MASCARADE FINANCIÈRE
On peut parler de tout. De politique, de sexe, de religion. On peut s’indigner de la misère du monde, critiquer les puissants, débattre de l’avenir de l’humanité autour d’un café bien chaud. Mais parler d’argent ? De ses finances personnelles, de ses erreurs, de ses angoisses budgétaires ? Impensable. Mieux vaut encore avouer qu’on a voté blanc aux dernières élections.
C’est que l’argent, bien plus qu’un simple moyen d’échange, est une mise en scène. Il se donne des airs de respectabilité, se pare de faux-semblants, se cache derrière des apparences trompeuses.
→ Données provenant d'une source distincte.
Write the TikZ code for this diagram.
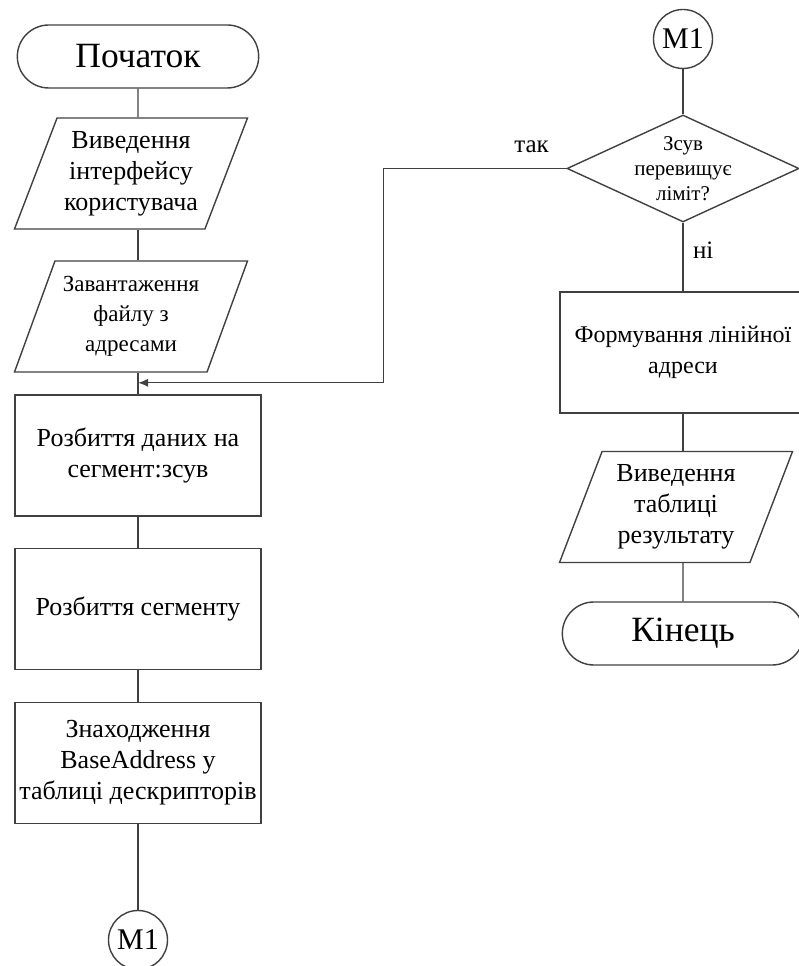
\documentclass[tikz,border=0pt]{standalone}
\usepackage{fontspec}
\setmainfont{Liberation Serif}
\usetikzlibrary{shapes.geometric,shapes.misc,arrows.meta,calc}

\begin{document}
\begin{tikzpicture}
 [x=1pt, y=1pt, line width=1.4pt, draw=black!75,
  term node/.style={rounded rectangle, draw, minimum width=248pt, minimum height=63pt, font=\fontsize{35.5}{40}\selectfont},
  io node/.style={trapezium, trapezium left angle=65, trapezium right angle=115, trapezium stretches body, draw, minimum width=233pt, minimum height=111pt, align=center, xshift=-7pt, font=\fontsize{26}{31}\selectfont},
  proc node/.style={rectangle, draw, minimum width=246pt, minimum height=121pt, align=center, font=\fontsize{26}{31}\selectfont},
  cond node/.style={diamond, draw, minimum width=232pt, minimum height=107pt, inner sep=0pt},
  conn node/.style={circle, draw, minimum size=59pt, inner sep=0pt, font=\fontsize{30}{32}\selectfont}]

\useasboundingbox (0,0) rectangle (798,966);

% left column
\node[term node] (start) at (138,909.5) {Початок};
\node[io node] (ui) [node distance=117pt, below of=start] {Виведення\\інтерфейсу\\користувача};
\node[io node] (load) [node distance=143pt, below of=ui, xshift=7pt, font=\fontsize{23}{30}\selectfont] {Завантаження\\файлу з\\адресами};
\node[proc node] (split) [node distance=139pt, below of=load, xshift=7pt] {Розбиття даних на\\сегмент:зсув};
\node[proc node] (seg) [node distance=153.5pt, below of=split] {Розбиття сегменту};
\node[proc node] (base) [node distance=154pt, below of=seg] {Знаходження\\BaseAddress у\\таблиці дескрипторів};
\node[conn node] (m1b) [node distance=177pt, below of=base] {M1};

\coordinate (join) at ($(split.north)+(0,11.5)$);

% right column
\node[conn node] (m1a) at (683,927) {M1};
\node[cond node] (dec) [node distance=129.5pt, below of=m1a,
  label={[align=center, font=\fontsize{21}{25}\selectfont]center:Зсув\\перевищує\\ліміт?}] {};
\node[proc node] (lin) [node distance=184pt, below of=dec, font=\fontsize{24}{31}\selectfont] {Формування лінійної\\адреси};
\node[io node] (out) [node distance=154.5pt, below of=lin] {Виведення\\таблиці\\результату};
\node[term node] (end) [node distance=126.5pt, below of=out, xshift=7pt] {Кінець};

\path
  (start) edge (start |- ui.north)
  (start |- ui.south) edge (start |- load.north)
  (split |- load.south) edge (split)
  (split) edge (seg)
  (seg) edge (base)
  (base) edge (m1b)
  (m1a) edge (dec)
  (dec) edge node [right, pos=0.4, xshift=6pt, font=\fontsize{25}{28}\selectfont] {ні} (lin)
  (lin) edge (lin |- out.north)
  (lin |- out.south) edge (end);

\draw[-{Latex[length=10pt,width=8pt]}] (dec.west) -- node [above=12pt, pos=0.19, font=\fontsize{25}{28}\selectfont] {так} ++(-183,0) |- (join);

\end{tikzpicture}
\end{document}
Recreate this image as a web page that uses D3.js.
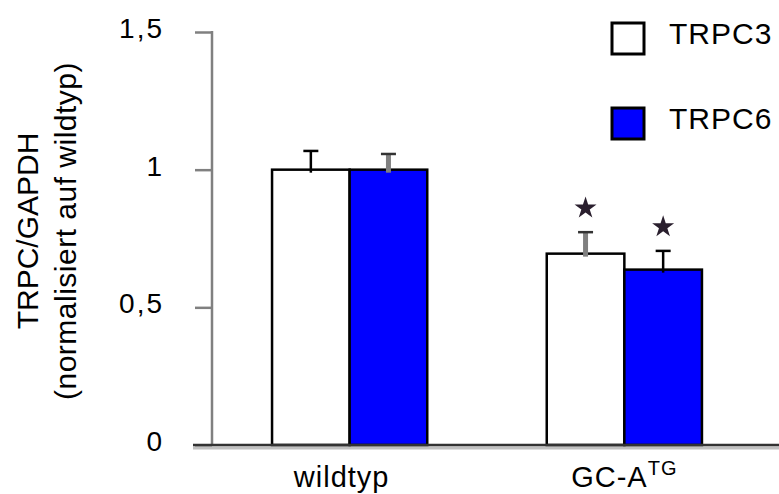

Chacun joue son rôle : les uns exhibent leur prospérité factice à coups de crédits bien placés, les autres cultivent l’austérité feinte d’une richesse qui n’a plus rien à prouver.
Dans cette grande comédie humaine, rares sont ceux qui osent lever le rideau sur l’absurdité du système. Yassine Redouane, lui, l’a fait. Ancien banquier reconverti en humoriste, il monte sur scène avec “Lui, Moi et Lflouuusss”, un one-man-show où l’on rit de nos illusions financières autant que de nos contradictions. Il dialogue avec son propre hologramme, un double numérique facétieux qui incarne ses erreurs passées et démonte, avec une ironie mordante, les pièges dans lesquels nous tombons tous : dépenses impulsives, quête insatiable d’un confort illusoire, fascination pour l’argent facile.
Mais derrière la légèreté apparente du spectacle, une vérité dérangeante se dessine. Nous nous racontons des histoires. Nous voulons croire que la richesse est à portée de main, qu’il suffit d’un coup de chance, d’un bon placement, d’un business en ligne miracle. Nous achetons l’illusion du contrôle, alors que nous sommes souvent les premiers à fuir la réalité de nos comptes bancaires.
Et si, au fond, l’argent n’était qu’un grand malentendu ? Un jeu où l’on se ment à soi-même, persuadés que l’essentiel est ailleurs… tout en courant après l’éphémère ?
Yassine Redouane en fait un spectacle. Nous, nous en faisons une vie.